Lists of eligible voters for Burma’s looming elections have been pinned on notice boards across the country, but opposition icon Aung San Suu Kyi’s name is conspicuously absent.
The junta-appointed Election Commission (EC) has also been touring urban areas announcing the lists via loudspeakers, sources in Rangoon said, adding however that there was a sense of apathy among the people about Burma’s first polls in 20 years.
“We don’t even know who the candidates in our areas are, as it is yet to be announced,” said a Rangoon merchant. “There are just a lot of people like me – I’m not interested; I basically know that I will get to vote.”

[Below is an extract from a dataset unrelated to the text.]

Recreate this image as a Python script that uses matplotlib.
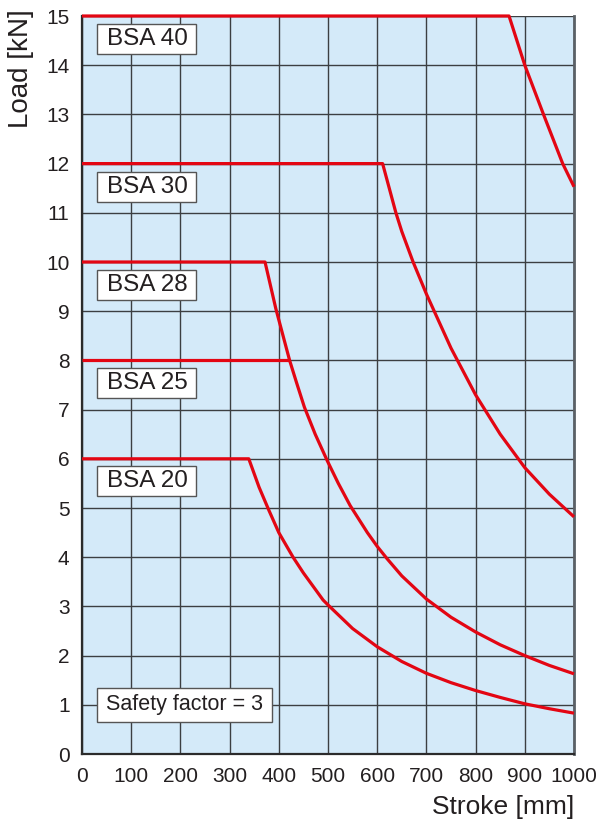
import matplotlib
matplotlib.use("Agg")
import matplotlib.pyplot as plt
from matplotlib.patches import Rectangle

plt.rcParams["font.family"] = ["Liberation Sans", "DejaVu Sans"]

# curves (stroke in mm, load in kN)
bsa40_x = [0, 868, 900, 938, 977, 1000]
bsa40_y = [15, 15, 14, 13, 12, 11.53]

bsa30_x = [0, 611, 638, 650, 673, 700, 750, 800, 850, 900, 950, 1000]
bsa30_y = [12, 12, 11, 10.62, 10, 9.35, 8.25, 7.3, 6.5, 5.82, 5.28, 4.82]

bsa28_x = [0, 372, 394, 422, 436, 452, 474, 499, 521, 545, 580, 600, 620,
           650, 700, 750, 800, 850, 900, 950, 1000]
bsa28_y = [10, 10, 9.05, 8.0, 7.55, 7.05, 6.5, 5.95, 5.5, 5.05, 4.5, 4.22,
           3.97, 3.62, 3.15, 2.78, 2.48, 2.22, 2.0, 1.8, 1.63]

bsa25_x = [0, 422]
bsa25_y = [8, 8]

bsa20_x = [0, 339, 360, 380, 400, 429, 450, 490, 500, 550, 600, 650, 700,
           750, 800, 850, 900, 950, 1000]
bsa20_y = [6, 6, 5.42, 4.95, 4.5, 4.0, 3.68, 3.13, 3.03, 2.55, 2.18, 1.88,
           1.64, 1.45, 1.29, 1.15, 1.02, 0.92, 0.83]

labels = ["BSA 40", "BSA 30", "BSA 28", "BSA 25", "BSA 20"]
label_y = [14.53, 11.52, 9.53, 7.54, 5.55]
note = "Safety factor = 3"

x_ticks = list(range(0, 1001, 100))
y_ticks = list(range(0, 16))

RED = "#e30613"
BG = "#d4eaf9"
TXT = "#231f20"

fig = plt.figure(figsize=(6, 8.27), dpi=100)
ax = fig.add_axes([82 / 600, 1 - 754 / 827, 492 / 600, 738 / 827])
ax.set_facecolor(BG)

ax.set_xlim(0, 1000)
ax.set_ylim(0, 15)
ax.set_xticks(x_ticks)
ax.set_yticks(y_ticks)
ax.tick_params(length=0, pad=9, labelsize=15, colors=TXT)
ax.grid(True, color="#3c3f42", linewidth=1.0)
ax.set_axisbelow(True)

for side in ["left", "bottom"]:
    ax.spines[side].set_color("#2b2b2b")
    ax.spines[side].set_linewidth(1.6)
ax.spines["right"].set_color("#5a6066")
ax.spines["right"].set_linewidth(2.0)
ax.spines["top"].set_visible(False)

for xs, ys in [(bsa40_x, bsa40_y), (bsa30_x, bsa30_y), (bsa28_x, bsa28_y),
               (bsa25_x, bsa25_y), (bsa20_x, bsa20_y)]:
    ax.plot(xs, ys, color=RED, linewidth=2.3, clip_on=False, zorder=3,
            solid_joinstyle="round", solid_capstyle="butt")

# label boxes: ~99 x 30 px
for lab, ly in zip(labels, label_y):
    ax.add_patch(Rectangle((30.5, ly - 0.305), 201, 0.61, facecolor="white",
                           edgecolor="#555555", linewidth=1.0, zorder=4))
    ax.text(132, ly, lab, ha="center", va="center", fontsize=17.5,
            color=TXT, zorder=5)

ax.add_patch(Rectangle((30.5, 0.65), 355.5, 0.69, facecolor="white",
                       edgecolor="#555555", linewidth=1.0, zorder=4))
ax.text(208, 1.0, note, ha="center", va="center", fontsize=15.5,
        color=TXT, zorder=5)

ax.set_xlabel("Stroke [mm]", loc="right", fontsize=19, color=TXT)
ax.xaxis.set_label_coords(1.0, -0.056)
ax.set_ylabel("Load [kN]", loc="top", fontsize=20, color=TXT)
ax.yaxis.set_label_coords(-0.098, 1.009)

fig.savefig("out.png", dpi=100)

The absence of Suu Kyi’s name from the voter list is the final nail in the coffin for the winner of the last elections in 1990: repressive election laws have barred the detained Nobel laureate from participating, and her spell under house arrest, which observers say is a deliberate ploy to keep her out of the political sphere, means she legally cannot vote.
Burma has around 30 million eligible voters out of a population of some 59 million, the government announced in July. Of these, 52 percent are in the 20-39 age range, the demographic most likely to cast votes, the immigration and population ministry said.
Nay Myo Wei, a candidate for the Diversity and Peace Party (DPP) in Rangoon’s Mingalardon and Insein townships, said that the party would wait until the full lists of voters are out before it plans what to do next. He is up against candidates from the junta backed Union Solidarity and Development Party (USDP) and National Unity Party (NUP), whose colossal membership base and eligible candidates make them the strongest contenders for the 7 November vote.
Also eyeing the elections is Zam Cin Ta, a candidate for the Chin National Party. He said that there are about 40,000 voters in his constituency, but only one seat for the 440-strong People’s Parliament, which has 110 seats already reserved for the military.
While his party ostensibly represents the interests of the people of Chin state in Burma’s northwest, locals there appear to share the disinterest voiced by some Rangoon residents.
“The names [of the voters] have been announced. As for us, it’s just like Daw Aung San Suu Kyi said: we also have the right to not vote as well as the right to vote, and we are taking this [boycott] stance.”